Many will center his energy legacy around the fight over the Keystone XL, which planned to haul crude from the Canadian tar sands to U.S. refineries, and his rejection of it on environmental grounds. But one pipeline rejection does not define a legacy. Despite the decision, oil produced in Canada is still reaching the market in large volumes via pipeline and rail. The U.S.’ neighbor to the north is shipping more than 3 mbd to the U.S., up 1.2 mbd since 2008, making up more than 40 percent of the country’s imports.
Most successes and failures of presidents can’t be determined for years, or even decades, after they leave office. So will be the case with Obama.

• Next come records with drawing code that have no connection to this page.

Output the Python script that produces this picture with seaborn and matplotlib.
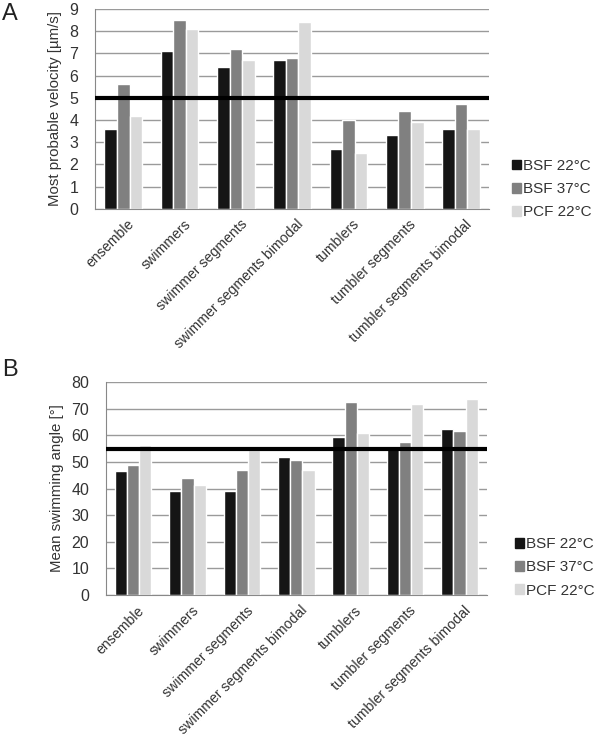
import numpy as np
import pandas as pd
import seaborn as sns
import matplotlib.transforms as mtransforms
from matplotlib import pyplot as plt

categories = ["ensemble", "swimmers", "swimmer segments", "swimmer segments bimodal",
              "tumblers", "tumbler segments", "tumbler segments bimodal"]
series = ["BSF 22°C", "BSF 37°C", "PCF 22°C"]

# panel A: most probable velocity
velocity_bsf22 = [3.6, 7.1, 6.4, 6.7, 2.7, 3.3, 3.6]
velocity_bsf37 = [5.6, 8.5, 7.2, 6.8, 4.0, 4.4, 4.7]
velocity_pcf22 = [4.2, 8.1, 6.7, 8.4, 2.5, 3.9, 3.6]
velocity_threshold = 5

# panel B: mean swimming angle
angle_bsf22 = [46.5, 38.9, 38.9, 51.7, 59.3, 55.3, 62.5]
angle_bsf37 = [48.8, 43.8, 46.9, 50.6, 72.3, 57.4, 61.4]
angle_pcf22 = [56.5, 41.3, 54.6, 47.0, 60.9, 71.8, 73.4]
angle_threshold = 55

colors = ["#151515", "#808080", "#d9d9d9"]


def long_table(a, b, c):
    rows = []
    for s, vals in zip(series, [a, b, c]):
        for cat, v in zip(categories, vals):
            rows.append({"category": cat, "series": s, "value": v})
    return pd.DataFrame(rows)


def draw_panel(fig, ax, df, ymax, step, threshold, ylabel):
    sns.barplot(data=df, x="category", y="value", hue="series",
                order=categories, hue_order=series, palette=colors,
                width=0.67, errorbar=None, saturation=1, ax=ax, zorder=2)
    ax.set_ylim(0, ymax)
    ax.set_xlim(-0.5, len(categories) - 0.5)
    ax.set_yticks(np.arange(0, ymax + step, step))
    ax.yaxis.grid(True, color="#9a9a9a", linewidth=1)
    ax.set_axisbelow(True)
    ax.axhline(threshold, color="black", linewidth=3, zorder=3)
    ax.set_xlabel("")
    ax.set_ylabel(ylabel, fontsize=10.8, color="#333333", labelpad=5)
    # ticks between categories, like the spreadsheet look
    ax.set_xticks(np.arange(-0.5, len(categories), 1), minor=True)
    ax.tick_params(axis="x", which="major", length=0, pad=6)
    ax.tick_params(axis="x", which="minor", length=4, color="#888888")
    ax.tick_params(axis="y", length=4, color="#888888", labelsize=11.5,
                   labelcolor="#333333", pad=8)
    ax.set_xticks(range(len(categories)))
    ax.set_xticklabels(categories, rotation=45, ha="right", rotation_mode="anchor",
                       fontsize=10.2, color="#333333")
    shift = mtransforms.ScaledTranslation(4 / 100, 0, fig.dpi_scale_trans)
    for lab in ax.get_xticklabels():
        lab.set_transform(lab.get_transform() + shift)
    for side in ["top", "right"]:
        ax.spines[side].set_visible(False)
    for side in ["left", "bottom"]:
        ax.spines[side].set_color("#888888")
    ax.get_legend().remove()


sns.set_style("white")
plt.rcParams["font.family"] = ["Liberation Sans", "DejaVu Sans"]

fig = plt.figure(figsize=(5.98, 7.43), dpi=100)
ax_a = fig.add_axes([0.159, 0.719, 0.659, 0.269])
ax_b = fig.add_axes([0.177, 0.199, 0.637, 0.287])

draw_panel(fig, ax_a, long_table(velocity_bsf22, velocity_bsf37, velocity_pcf22),
           9, 1, velocity_threshold, "Most probable velocity [µm/s]")
draw_panel(fig, ax_b, long_table(angle_bsf22, angle_bsf37, angle_pcf22),
           80, 10, angle_threshold, "Mean swimming angle [°]")

for anchor in [(0.856, 0.786), (0.861, 0.277)]:
    handles = [plt.Rectangle((0, 0), 1, 1, color=c) for c in colors]
    fig.legend(handles, series, loc="upper left", bbox_to_anchor=anchor,
               frameon=False, fontsize=11, handlelength=0.6, handleheight=0.6,
               handletextpad=0.1, labelspacing=0.6, borderpad=0, borderaxespad=0,
               labelcolor="#333333")

fig.text(0.004, 0.981, "A", fontsize=17, color="#222222", va="center")
fig.text(0.004, 0.502, "B", fontsize=17, color="#222222", va="center")

fig.savefig("out.png", dpi=100)
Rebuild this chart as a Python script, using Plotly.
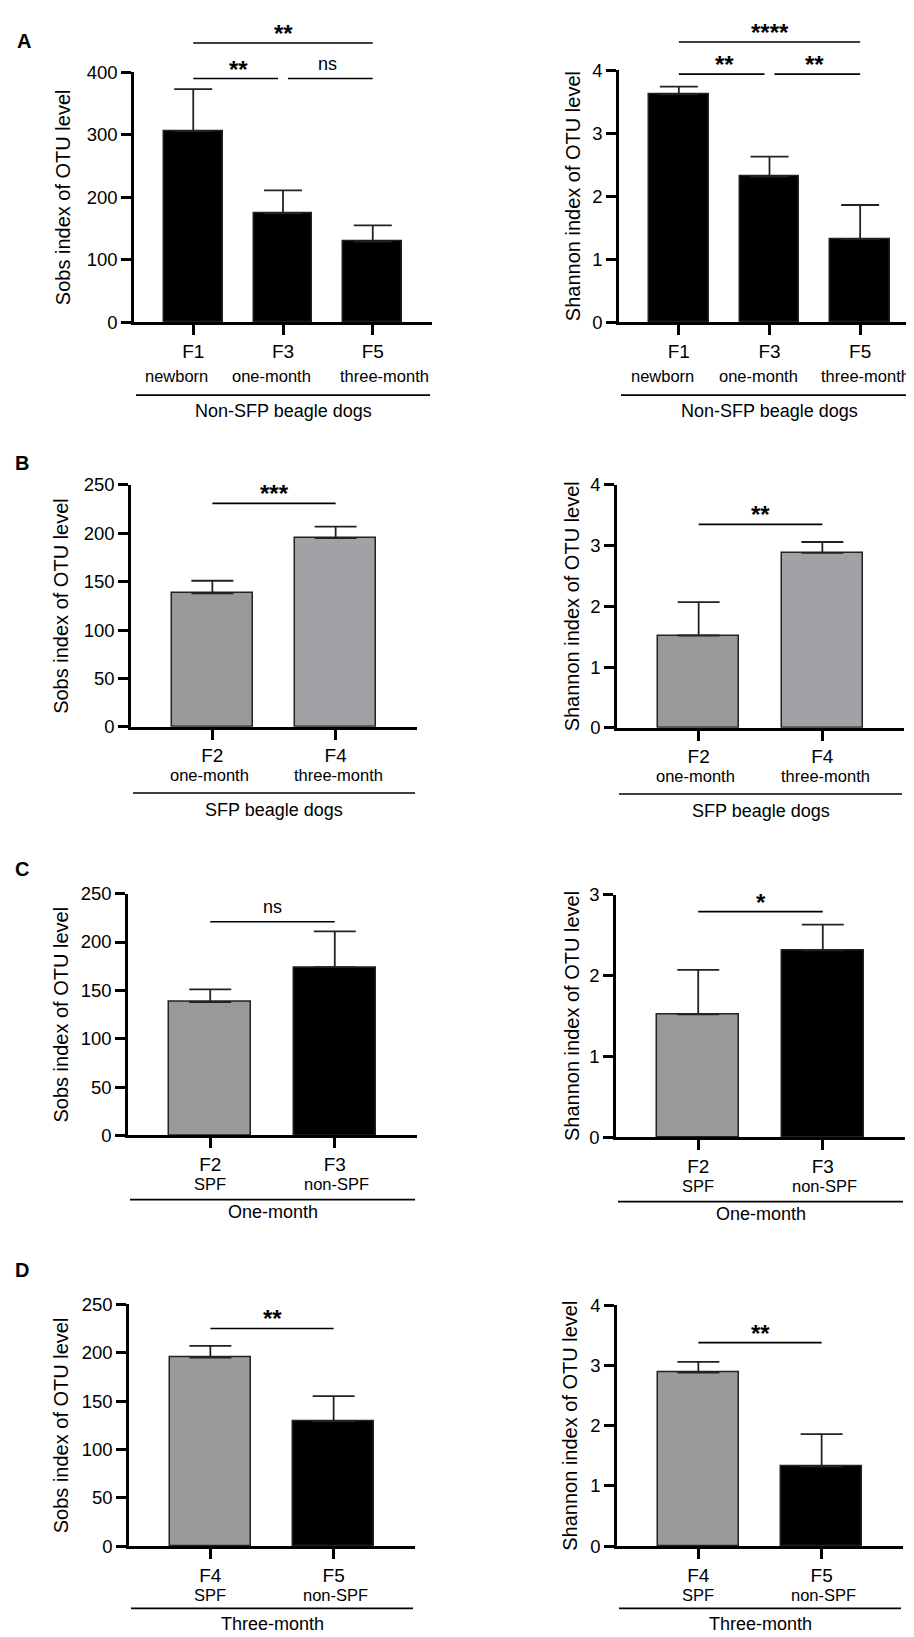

The Obama administration saw two extraordinarily different situations with regards to energy security over the past eight years. On one hand, high oil prices spurred positive changes and enhanced energy security through stronger domestic production and lower demand. On the other, during the tail end of his time in office, weak prices boosted consumers’ disposable income and supported economic growth. Meanwhile, shale has been battered by lower prices, consumption has rebounded, and imports are back on the rise. It’s unclear what the next president’s policy agenda will be and what changes in the global oil market will occur in the short and long term to help define or alter Obama’s legacy. Most successes and failures of presidents can’t be determined for years, or even decades, after they leave office. So will be the case with Obama.